The same customers will drop by in the autumn to outfit young high school hockey players — the store has equipment to print team jerseys of all sorts. The customers return when spring sports require new equipment for themselves or their sons and daughters.
“The only time we really have to breathe is February, and that’s when we do inventory,” employee Brenda Drehobl joked.
The Versinos freely acknowledge that their business operates in cramped, albeit neat and attractive, quarters. They are happy with their noncomputerized office and records system.
And none of them minds the responsibility of being the boss instead of someone else’s branch manager.

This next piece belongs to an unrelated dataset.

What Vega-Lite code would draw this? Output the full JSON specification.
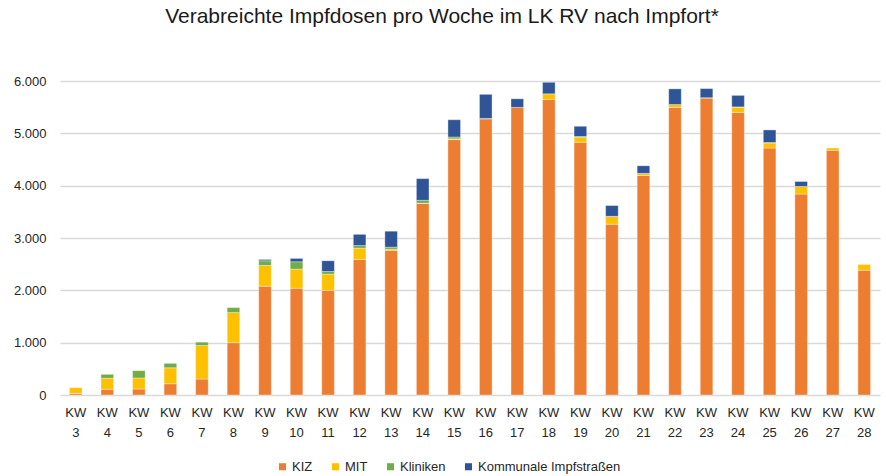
{
  "$schema": "https://vega.github.io/schema/vega-lite/v6.json",
  "autosize": "none",
  "width": 820,
  "height": 314,
  "padding": {"left": 60, "top": 81, "right": 6, "bottom": 81},
  "background": "white",
  "title": {
    "text": "Verabreichte Impfdosen pro Woche im LK RV nach Impfort*",
    "font": "Liberation Sans",
    "fontSize": 21,
    "fontWeight": "normal",
    "color": "#1a1a1a",
    "anchor": "middle",
    "dx": -28,
    "offset": 48
  },
  "data": {
    "values": [
      {"kw": "KW 3", "typ": "KIZ", "o": 1, "n": 30},
      {"kw": "KW 3", "typ": "MIT", "o": 2, "n": 110},
      {"kw": "KW 4", "typ": "KIZ", "o": 1, "n": 110},
      {"kw": "KW 4", "typ": "MIT", "o": 2, "n": 210},
      {"kw": "KW 4", "typ": "Kliniken", "o": 3, "n": 75},
      {"kw": "KW 5", "typ": "KIZ", "o": 1, "n": 115},
      {"kw": "KW 5", "typ": "MIT", "o": 2, "n": 210},
      {"kw": "KW 5", "typ": "Kliniken", "o": 3, "n": 140},
      {"kw": "KW 6", "typ": "KIZ", "o": 1, "n": 215},
      {"kw": "KW 6", "typ": "MIT", "o": 2, "n": 305},
      {"kw": "KW 6", "typ": "Kliniken", "o": 3, "n": 85},
      {"kw": "KW 7", "typ": "KIZ", "o": 1, "n": 305},
      {"kw": "KW 7", "typ": "MIT", "o": 2, "n": 640},
      {"kw": "KW 7", "typ": "Kliniken", "o": 3, "n": 65},
      {"kw": "KW 8", "typ": "KIZ", "o": 1, "n": 1000},
      {"kw": "KW 8", "typ": "MIT", "o": 2, "n": 575},
      {"kw": "KW 8", "typ": "Kliniken", "o": 3, "n": 95},
      {"kw": "KW 9", "typ": "KIZ", "o": 1, "n": 2080},
      {"kw": "KW 9", "typ": "MIT", "o": 2, "n": 395},
      {"kw": "KW 9", "typ": "Kliniken", "o": 3, "n": 90},
      {"kw": "KW 9", "typ": "Kommunale Impfstraßen", "o": 4, "n": 25},
      {"kw": "KW 10", "typ": "KIZ", "o": 1, "n": 2040},
      {"kw": "KW 10", "typ": "MIT", "o": 2, "n": 365},
      {"kw": "KW 10", "typ": "Kliniken", "o": 3, "n": 140},
      {"kw": "KW 10", "typ": "Kommunale Impfstraßen", "o": 4, "n": 65},
      {"kw": "KW 11", "typ": "KIZ", "o": 1, "n": 2000},
      {"kw": "KW 11", "typ": "MIT", "o": 2, "n": 310},
      {"kw": "KW 11", "typ": "Kliniken", "o": 3, "n": 50},
      {"kw": "KW 11", "typ": "Kommunale Impfstraßen", "o": 4, "n": 205},
      {"kw": "KW 12", "typ": "KIZ", "o": 1, "n": 2590},
      {"kw": "KW 12", "typ": "MIT", "o": 2, "n": 215},
      {"kw": "KW 12", "typ": "Kliniken", "o": 3, "n": 50},
      {"kw": "KW 12", "typ": "Kommunale Impfstraßen", "o": 4, "n": 215},
      {"kw": "KW 13", "typ": "KIZ", "o": 1, "n": 2765},
      {"kw": "KW 13", "typ": "MIT", "o": 2, "n": 20},
      {"kw": "KW 13", "typ": "Kliniken", "o": 3, "n": 40},
      {"kw": "KW 13", "typ": "Kommunale Impfstraßen", "o": 4, "n": 305},
      {"kw": "KW 14", "typ": "KIZ", "o": 1, "n": 3660},
      {"kw": "KW 14", "typ": "MIT", "o": 2, "n": 5},
      {"kw": "KW 14", "typ": "Kliniken", "o": 3, "n": 55},
      {"kw": "KW 14", "typ": "Kommunale Impfstraßen", "o": 4, "n": 415},
      {"kw": "KW 15", "typ": "KIZ", "o": 1, "n": 4880},
      {"kw": "KW 15", "typ": "MIT", "o": 2, "n": 15},
      {"kw": "KW 15", "typ": "Kliniken", "o": 3, "n": 35},
      {"kw": "KW 15", "typ": "Kommunale Impfstraßen", "o": 4, "n": 330},
      {"kw": "KW 16", "typ": "KIZ", "o": 1, "n": 5275},
      {"kw": "KW 16", "typ": "Kliniken", "o": 3, "n": 10},
      {"kw": "KW 16", "typ": "Kommunale Impfstraßen", "o": 4, "n": 460},
      {"kw": "KW 17", "typ": "KIZ", "o": 1, "n": 5495},
      {"kw": "KW 17", "typ": "Kommunale Impfstraßen", "o": 4, "n": 165},
      {"kw": "KW 18", "typ": "KIZ", "o": 1, "n": 5645},
      {"kw": "KW 18", "typ": "MIT", "o": 2, "n": 110},
      {"kw": "KW 18", "typ": "Kommunale Impfstraßen", "o": 4, "n": 220},
      {"kw": "KW 19", "typ": "KIZ", "o": 1, "n": 4830},
      {"kw": "KW 19", "typ": "MIT", "o": 2, "n": 95},
      {"kw": "KW 19", "typ": "Kliniken", "o": 3, "n": 15},
      {"kw": "KW 19", "typ": "Kommunale Impfstraßen", "o": 4, "n": 195},
      {"kw": "KW 20", "typ": "KIZ", "o": 1, "n": 3265},
      {"kw": "KW 20", "typ": "MIT", "o": 2, "n": 145},
      {"kw": "KW 20", "typ": "Kliniken", "o": 3, "n": 5},
      {"kw": "KW 20", "typ": "Kommunale Impfstraßen", "o": 4, "n": 205},
      {"kw": "KW 21", "typ": "KIZ", "o": 1, "n": 4195},
      {"kw": "KW 21", "typ": "MIT", "o": 2, "n": 40},
      {"kw": "KW 21", "typ": "Kommunale Impfstraßen", "o": 4, "n": 145},
      {"kw": "KW 22", "typ": "KIZ", "o": 1, "n": 5495},
      {"kw": "KW 22", "typ": "MIT", "o": 2, "n": 55},
      {"kw": "KW 22", "typ": "Kommunale Impfstraßen", "o": 4, "n": 300},
      {"kw": "KW 23", "typ": "KIZ", "o": 1, "n": 5675},
      {"kw": "KW 23", "typ": "MIT", "o": 2, "n": 5},
      {"kw": "KW 23", "typ": "Kommunale Impfstraßen", "o": 4, "n": 175},
      {"kw": "KW 24", "typ": "KIZ", "o": 1, "n": 5400},
      {"kw": "KW 24", "typ": "MIT", "o": 2, "n": 100},
      {"kw": "KW 24", "typ": "Kliniken", "o": 3, "n": 5},
      {"kw": "KW 24", "typ": "Kommunale Impfstraßen", "o": 4, "n": 220},
      {"kw": "KW 25", "typ": "KIZ", "o": 1, "n": 4720},
      {"kw": "KW 25", "typ": "MIT", "o": 2, "n": 95},
      {"kw": "KW 25", "typ": "Kliniken", "o": 3, "n": 10},
      {"kw": "KW 25", "typ": "Kommunale Impfstraßen", "o": 4, "n": 240},
      {"kw": "KW 26", "typ": "KIZ", "o": 1, "n": 3840},
      {"kw": "KW 26", "typ": "MIT", "o": 2, "n": 145},
      {"kw": "KW 26", "typ": "Kommunale Impfstraßen", "o": 4, "n": 95},
      {"kw": "KW 27", "typ": "KIZ", "o": 1, "n": 4675},
      {"kw": "KW 27", "typ": "MIT", "o": 2, "n": 45},
      {"kw": "KW 28", "typ": "KIZ", "o": 1, "n": 2385},
      {"kw": "KW 28", "typ": "MIT", "o": 2, "n": 110}
    ]
  },
  "mark": {"type": "bar", "stroke": "white", "strokeWidth": 0.6, "strokeOpacity": 0.6},
  "encoding": {
    "x": {
      "field": "kw",
      "type": "nominal",
      "sort": null,
      "scale": {"paddingInner": 0.6, "paddingOuter": 0.3},
      "axis": {
        "title": null,
        "labelAngle": 0,
        "labelExpr": "split(datum.label, ' ')",
        "labelFont": "Liberation Sans",
        "labelFontSize": 13,
        "labelColor": "#262626",
        "labelLineHeight": 20,
        "labelPadding": 11,
        "domain": false,
        "ticks": false,
        "grid": false
      }
    },
    "y": {
      "field": "n",
      "type": "quantitative",
      "aggregate": "sum",
      "stack": "zero",
      "scale": {"domain": [0, 6000], "nice": false},
      "axis": {
        "title": null,
        "values": [0, 1000, 2000, 3000, 4000, 5000, 6000],
        "labelExpr": "replace(format(datum.value, ','), ',', '.')",
        "labelFont": "Liberation Sans",
        "labelFontSize": 13,
        "labelColor": "#262626",
        "labelPadding": 14,
        "domain": false,
        "ticks": false,
        "gridColor": "#d9d9d9",
        "gridWidth": 1.5
      }
    },
    "color": {
      "field": "typ",
      "type": "nominal",
      "scale": {
        "domain": ["KIZ", "MIT", "Kliniken", "Kommunale Impfstraßen"],
        "range": ["#ED7D31", "#FFC000", "#70AD47", "#2F5597"]
      },
      "legend": {
        "title": null,
        "orient": "none",
        "legendX": 216,
        "legendY": 379,
        "direction": "horizontal",
        "symbolType": "square",
        "symbolSize": 50,
        "symbolStrokeWidth": 0,
        "labelFont": "Liberation Sans",
        "labelFontSize": 13,
        "labelColor": "#262626",
        "columnPadding": 16,
        "symbolOffset": 0,
        "labelOffset": 3
      }
    },
    "order": {"field": "o", "type": "quantitative", "aggregate": "min"}
  },
  "config": {"view": {"stroke": null}}
}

“I have a quote,” Al said. “Love many, trust a few, always paddle your own canoe. It’s worth the work, because no one is controlling you. You’re in control.”
Return to sanity
Al left J.C. Penney’s in 1972 to return to the family business, disgusted with, as he said, “writing reports and knowing that the report would stay on some supervisor’s shelf, and it would be there the next year.”
Jim, who studied accounting, returned to the fold in 1974 when he realized it was “kind of nice to be our own boss.”
Larry, who said his love of sports retail is natural “because I grew up playing all these sports,” joined full-time in 1976.
They’ve successfully navigated the ups and downs of both national and local economies.
Larry said the store’s tiny parking lot, just off Wilmette Avenue, “is our treasure,” one that kept customers coming back in recent years when both Wilmette Avenue and Green Bay Road were torn up.
“It’s like the real estate people say, it’s all location,” Al said. “This is a good place to be, and we’re glad to be here.”